There are a few things to consider when deciding how to split shares between a couple.
Who genuinely owns the business, founded it and acquired it? Who works in it and earns the money? If the person who formed, and runs, the company isn’t the majority shareholder, this could be storing up trouble – particularly because, in the event of a fall-out between a couple, the main worker could find themselves not in control of their own Company.
Splitting shares between spouses can be advantageous – particularly when their respective taxable income is unequal. It is common for a shareholder to transfer shares to their spouse if it minimises their overall tax bill. Transferring shares to a spouse is straightforward and there are no Capital Gains Tax implications.
Relationship to work done by each spouse
In 2007, there was a court case concerning a law called s.660a, in which the House of Lords ruled that a shareholder can give shares to their spouse without there being any tax issue – so long as the share transfer was an outright gift. No legislation has since altered this position.
However, I do sometimes hear concerns from people who believe it might be unsafe to gift more than about 30% of the share capital to a non-working spouse. This is not the case.

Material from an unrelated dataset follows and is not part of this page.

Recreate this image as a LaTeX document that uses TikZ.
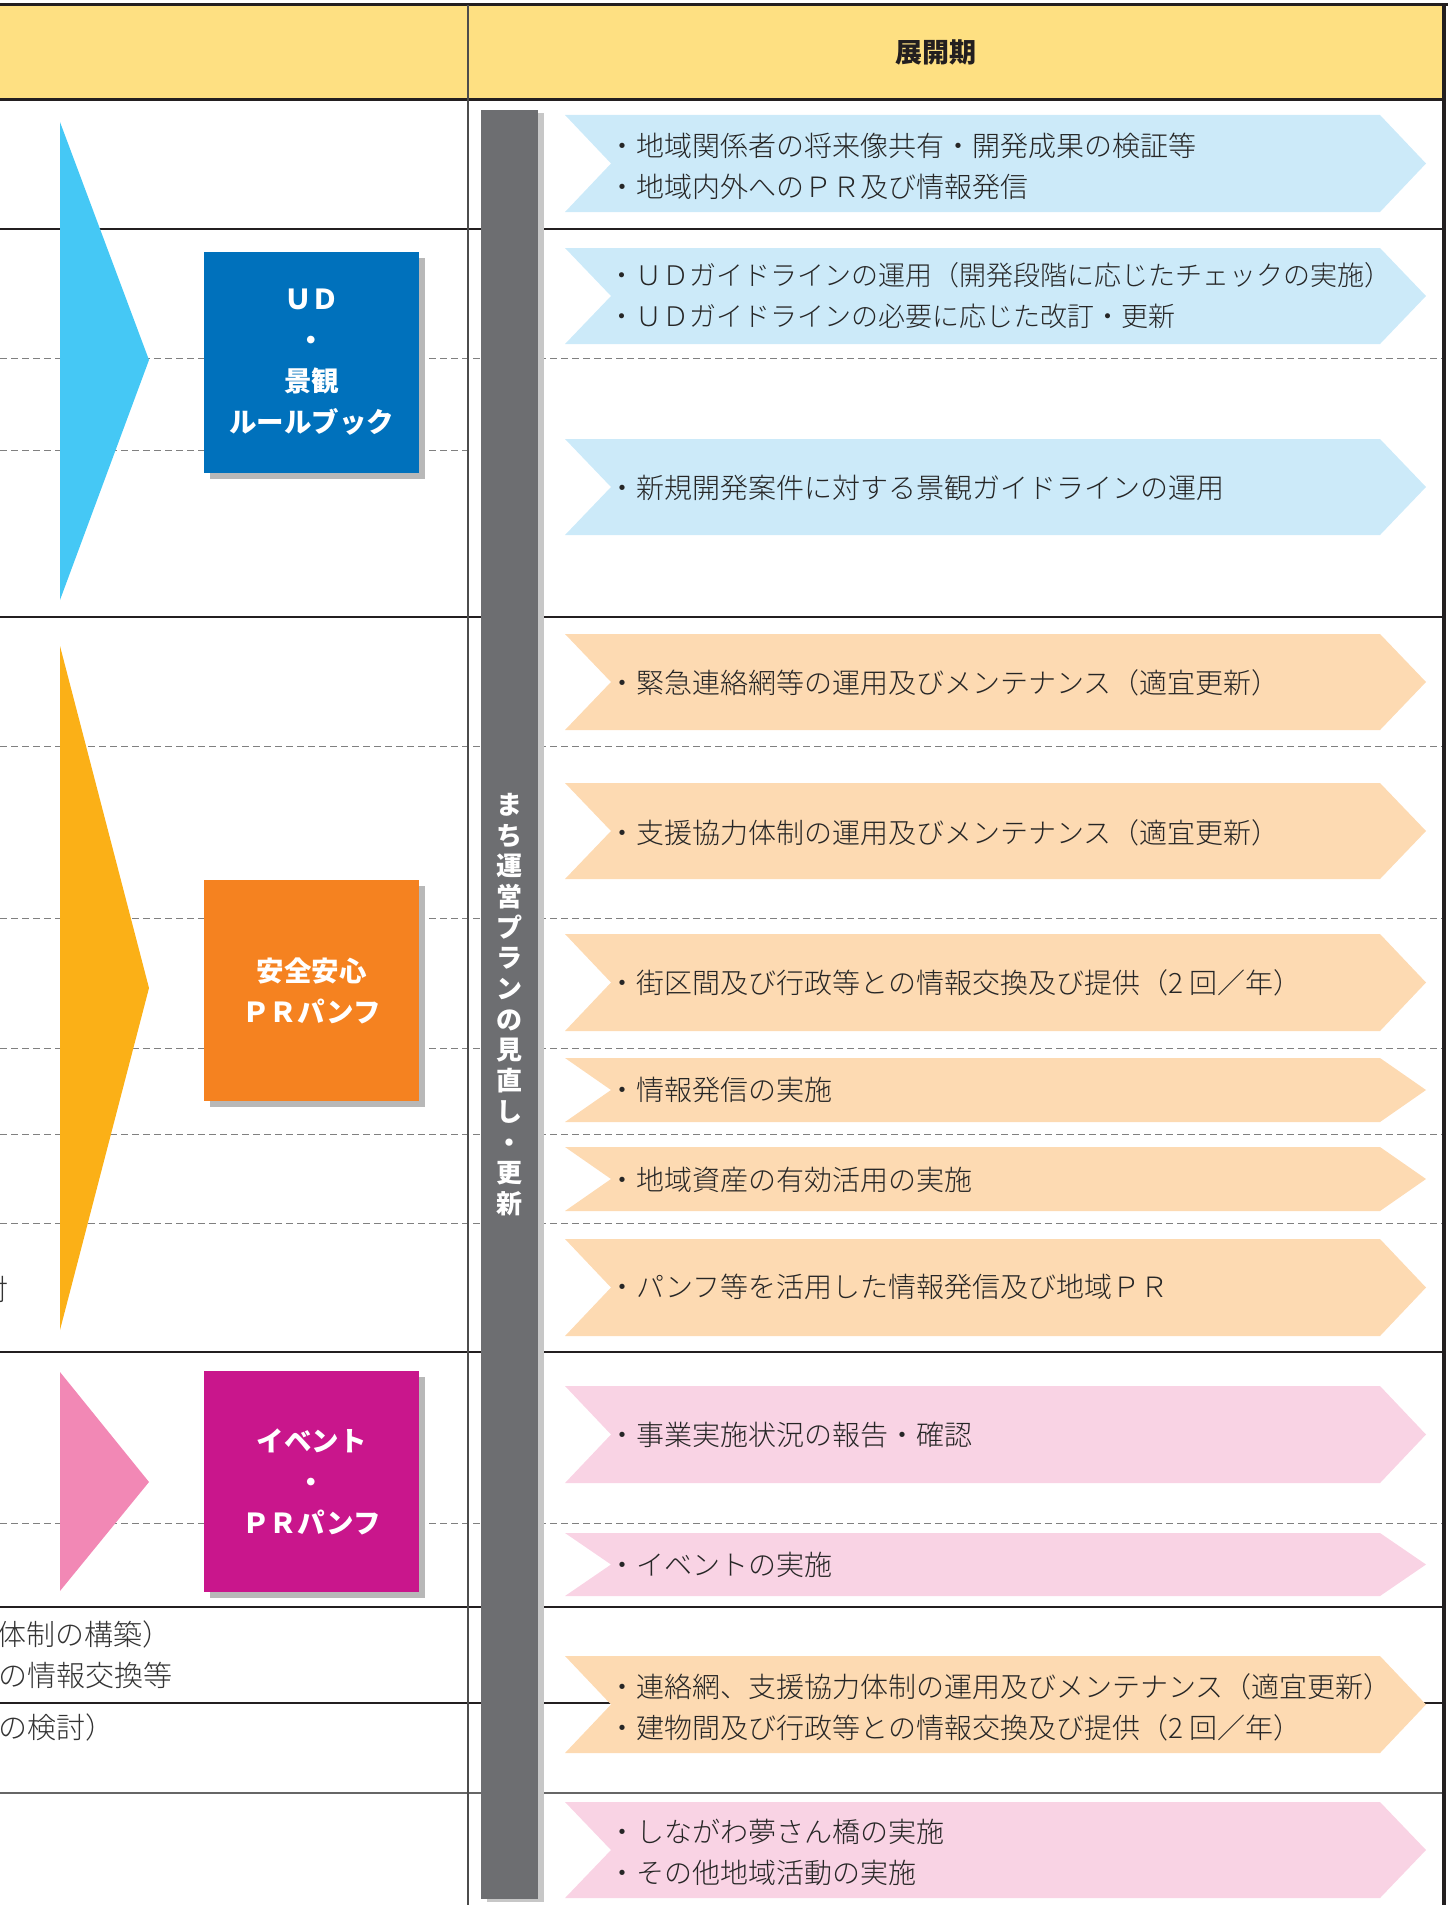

This term describes the situation where there are different share classes with different rights – e.g. perhaps A shares with voting rights and B shares etc. with no voting rights but a right to dividends. The idea is that dividends are paid out in a tax efficient way to the B/C/D shareholders without the main director/shareholder having to give up control – so, it could be said, there is no real “outright gift”. It is this sort of set-up where Companies are potentially at risk of an HMRC enquiry – and I advise being very cautious around setting up Alphabet share structures.